The Chancellor told Times Radio on Monday she agreed with the International Monetary Fund’s suggestion that the Office for Budget Responsibility should only assess the Government’s so-called fiscal rules once a year.

It comes as the OBR is expected to downgrade its key productivity forecast this week, leaving Reeves on track to break her fiscal rules and making big tax rises inevitable.

The OBR has consistently overestimated long-term growth in productivity – the amount of output per hour worked – which has remained stubbornly low despite advances in technology.

Experts says even a tiny reduction in the OBR’s forecast would have a big impact on the public finances.

Reeves said: ‘The IMF have said that we should move to just one major fiscal event a year, and I agree with their recommendations.

Rachel Reeves will receive fresh OBR forecasts ahead of her 26 November Budget

Rachel Reeves will receive fresh OBR forecasts ahead of her 26 November Budget 

‘And to be able to do that, we do need to change the way that the OBR do their forecasting. Two full forecasts a year make it harder to have that one fiscal event.’

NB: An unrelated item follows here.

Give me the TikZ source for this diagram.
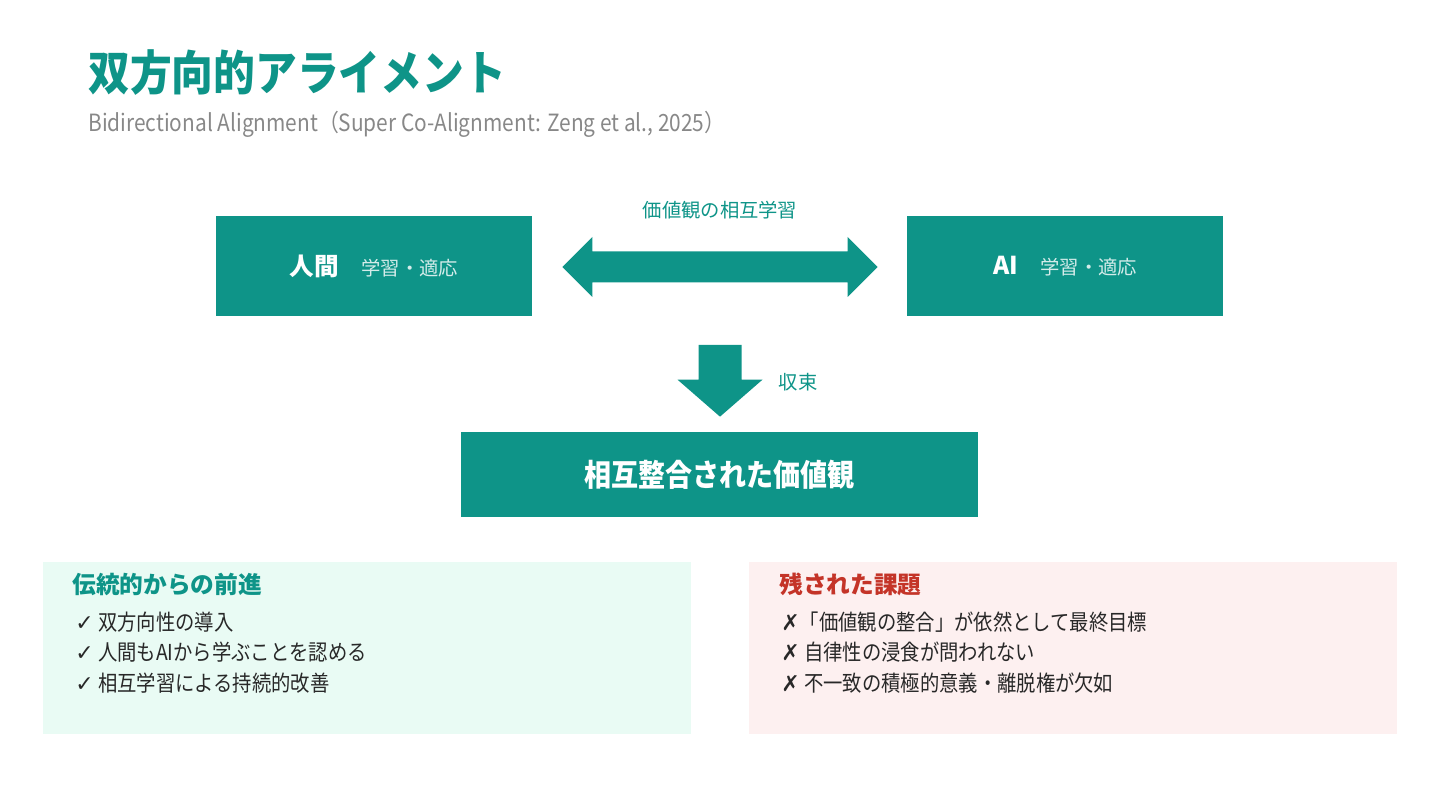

The OBR provides forecasts on economic measures like GDP growth, public spending and debt before each fiscal event, and a judges whether the government is on track to meet its fiscal rules.

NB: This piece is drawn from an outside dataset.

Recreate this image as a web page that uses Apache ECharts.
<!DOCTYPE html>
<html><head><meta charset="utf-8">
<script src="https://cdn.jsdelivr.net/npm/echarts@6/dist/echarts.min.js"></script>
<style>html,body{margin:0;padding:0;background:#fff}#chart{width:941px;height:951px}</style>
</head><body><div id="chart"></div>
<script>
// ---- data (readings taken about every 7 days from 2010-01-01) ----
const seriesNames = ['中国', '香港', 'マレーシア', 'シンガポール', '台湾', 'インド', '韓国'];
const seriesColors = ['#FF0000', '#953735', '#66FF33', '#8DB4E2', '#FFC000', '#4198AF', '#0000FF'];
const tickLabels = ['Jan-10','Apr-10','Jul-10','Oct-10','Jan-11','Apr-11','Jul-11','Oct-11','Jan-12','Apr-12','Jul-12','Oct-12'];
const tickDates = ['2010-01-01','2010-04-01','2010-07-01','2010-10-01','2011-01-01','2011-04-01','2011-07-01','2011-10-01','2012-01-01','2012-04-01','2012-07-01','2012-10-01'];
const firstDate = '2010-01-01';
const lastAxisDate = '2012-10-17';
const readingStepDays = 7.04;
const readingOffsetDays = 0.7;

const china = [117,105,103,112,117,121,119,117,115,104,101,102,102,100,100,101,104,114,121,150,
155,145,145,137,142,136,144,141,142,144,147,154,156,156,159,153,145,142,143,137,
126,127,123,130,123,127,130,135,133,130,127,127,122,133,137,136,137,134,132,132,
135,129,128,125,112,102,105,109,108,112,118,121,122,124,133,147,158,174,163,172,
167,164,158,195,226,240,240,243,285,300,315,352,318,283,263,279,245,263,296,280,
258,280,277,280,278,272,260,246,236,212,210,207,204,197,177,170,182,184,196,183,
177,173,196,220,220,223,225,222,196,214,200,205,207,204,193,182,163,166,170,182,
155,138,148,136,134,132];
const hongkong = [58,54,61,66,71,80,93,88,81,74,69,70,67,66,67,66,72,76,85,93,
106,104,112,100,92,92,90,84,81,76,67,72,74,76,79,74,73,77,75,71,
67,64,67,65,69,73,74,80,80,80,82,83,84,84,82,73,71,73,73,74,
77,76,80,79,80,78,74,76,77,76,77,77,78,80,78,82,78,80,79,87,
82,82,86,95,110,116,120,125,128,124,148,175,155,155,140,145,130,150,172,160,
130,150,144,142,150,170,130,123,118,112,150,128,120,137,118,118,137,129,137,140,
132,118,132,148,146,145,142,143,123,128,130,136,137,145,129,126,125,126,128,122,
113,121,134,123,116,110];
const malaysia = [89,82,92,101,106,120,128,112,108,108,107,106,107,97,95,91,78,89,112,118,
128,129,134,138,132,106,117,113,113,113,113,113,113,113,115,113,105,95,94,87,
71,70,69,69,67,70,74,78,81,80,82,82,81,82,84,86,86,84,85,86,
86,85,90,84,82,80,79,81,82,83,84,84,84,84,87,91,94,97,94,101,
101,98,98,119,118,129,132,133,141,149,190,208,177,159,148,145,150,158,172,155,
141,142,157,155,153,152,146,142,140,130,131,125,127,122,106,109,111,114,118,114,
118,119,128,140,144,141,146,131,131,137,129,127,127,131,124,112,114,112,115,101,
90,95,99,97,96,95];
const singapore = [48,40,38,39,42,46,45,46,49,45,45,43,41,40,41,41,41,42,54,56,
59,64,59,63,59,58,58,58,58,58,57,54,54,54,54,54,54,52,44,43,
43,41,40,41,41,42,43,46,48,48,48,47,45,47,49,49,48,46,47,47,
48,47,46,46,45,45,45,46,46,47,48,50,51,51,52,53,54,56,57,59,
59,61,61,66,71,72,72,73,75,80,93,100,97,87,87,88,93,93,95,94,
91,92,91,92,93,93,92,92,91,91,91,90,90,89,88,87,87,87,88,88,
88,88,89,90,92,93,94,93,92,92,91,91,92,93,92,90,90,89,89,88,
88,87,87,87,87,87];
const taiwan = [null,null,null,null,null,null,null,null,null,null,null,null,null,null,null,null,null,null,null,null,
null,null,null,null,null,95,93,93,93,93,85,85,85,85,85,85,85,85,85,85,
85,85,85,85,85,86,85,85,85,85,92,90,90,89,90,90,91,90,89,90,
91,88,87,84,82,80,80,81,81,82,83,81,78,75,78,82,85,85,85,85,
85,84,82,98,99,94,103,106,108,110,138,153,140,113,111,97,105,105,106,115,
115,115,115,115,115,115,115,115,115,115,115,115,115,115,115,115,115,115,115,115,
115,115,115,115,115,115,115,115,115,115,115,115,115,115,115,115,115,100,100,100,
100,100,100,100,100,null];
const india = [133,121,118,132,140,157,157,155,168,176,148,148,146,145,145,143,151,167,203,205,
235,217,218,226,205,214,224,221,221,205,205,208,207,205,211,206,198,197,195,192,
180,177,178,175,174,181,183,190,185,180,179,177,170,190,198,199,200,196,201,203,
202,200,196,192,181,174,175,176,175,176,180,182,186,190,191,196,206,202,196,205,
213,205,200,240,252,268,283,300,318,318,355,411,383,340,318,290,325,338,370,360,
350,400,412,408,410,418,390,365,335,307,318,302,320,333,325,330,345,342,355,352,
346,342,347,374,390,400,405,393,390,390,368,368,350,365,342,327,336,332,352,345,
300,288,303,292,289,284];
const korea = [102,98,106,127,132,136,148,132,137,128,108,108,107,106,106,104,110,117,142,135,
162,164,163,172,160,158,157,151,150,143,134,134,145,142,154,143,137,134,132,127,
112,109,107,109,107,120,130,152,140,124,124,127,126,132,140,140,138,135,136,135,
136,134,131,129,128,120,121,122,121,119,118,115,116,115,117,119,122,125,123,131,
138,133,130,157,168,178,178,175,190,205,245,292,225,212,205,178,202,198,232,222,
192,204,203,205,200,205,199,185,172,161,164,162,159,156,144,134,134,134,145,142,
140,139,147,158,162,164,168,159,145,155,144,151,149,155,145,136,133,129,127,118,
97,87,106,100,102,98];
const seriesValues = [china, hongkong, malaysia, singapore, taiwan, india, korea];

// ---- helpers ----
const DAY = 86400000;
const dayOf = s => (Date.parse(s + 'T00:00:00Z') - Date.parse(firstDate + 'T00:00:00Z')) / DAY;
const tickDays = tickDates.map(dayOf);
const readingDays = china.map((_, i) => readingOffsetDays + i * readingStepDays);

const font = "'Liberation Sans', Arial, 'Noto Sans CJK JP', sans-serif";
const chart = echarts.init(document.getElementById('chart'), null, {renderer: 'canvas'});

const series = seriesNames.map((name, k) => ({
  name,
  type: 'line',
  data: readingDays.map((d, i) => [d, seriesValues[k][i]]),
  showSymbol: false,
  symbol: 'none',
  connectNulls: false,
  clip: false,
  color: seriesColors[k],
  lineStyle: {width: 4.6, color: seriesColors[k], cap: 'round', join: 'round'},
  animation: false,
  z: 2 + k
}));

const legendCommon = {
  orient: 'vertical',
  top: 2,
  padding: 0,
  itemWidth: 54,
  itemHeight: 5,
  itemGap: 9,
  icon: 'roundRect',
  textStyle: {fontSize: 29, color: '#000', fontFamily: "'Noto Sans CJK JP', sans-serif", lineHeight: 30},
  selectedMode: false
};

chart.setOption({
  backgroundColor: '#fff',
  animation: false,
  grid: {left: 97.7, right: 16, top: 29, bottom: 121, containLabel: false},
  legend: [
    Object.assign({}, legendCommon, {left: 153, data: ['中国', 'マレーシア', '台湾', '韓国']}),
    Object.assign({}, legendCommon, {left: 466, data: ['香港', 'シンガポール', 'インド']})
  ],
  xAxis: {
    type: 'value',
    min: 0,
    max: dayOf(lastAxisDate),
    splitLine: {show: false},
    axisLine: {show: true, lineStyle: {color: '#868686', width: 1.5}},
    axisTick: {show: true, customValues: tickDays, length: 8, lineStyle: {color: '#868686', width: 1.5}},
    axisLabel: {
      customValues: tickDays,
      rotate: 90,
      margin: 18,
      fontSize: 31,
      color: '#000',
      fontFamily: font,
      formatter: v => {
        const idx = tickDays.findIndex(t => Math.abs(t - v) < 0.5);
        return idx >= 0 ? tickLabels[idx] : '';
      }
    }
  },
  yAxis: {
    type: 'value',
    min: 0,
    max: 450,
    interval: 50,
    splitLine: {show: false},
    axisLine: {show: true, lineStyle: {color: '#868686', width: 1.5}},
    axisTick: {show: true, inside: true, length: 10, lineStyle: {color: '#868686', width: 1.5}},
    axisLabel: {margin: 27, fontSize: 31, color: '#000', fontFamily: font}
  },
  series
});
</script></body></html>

This includes calculating the ‘headroom’ the Chancellor has to adjust spending plans.

At the time of the March spring statement, Reeves had an estimated £9.9billion of headroom to meet the fiscal rules. This is low by historic standards.

The IMF says halving the number of OBR forecasts a year would give the Government greater flexibility in policy-making and reduce pressure to make rapid, often reversed, spending cuts following forecast changes.

The OBR was established in 2010 to provide markets with confidence that UK economic policy is underpinned by independent analysis.

It has been attacked by some MPs who accuse the OBR of being overly pessimistic and therefore unnecessarily hampering the capacity for Government’s to make changes to fiscal policy.

However, chair of the Treasury select committee of the House of Commons Meg Hillier warned earlier this month that to blame the OBR for the UK’s economic outlook ‘is like a farmer blaming Met Office weather forecasts for a weak harvest’.

She wrote in the Financial Times: ‘The OBR is not the architect of the government’s fiscal rules; it is the Chancellor who designs the rules she will need her economic plans to meet.’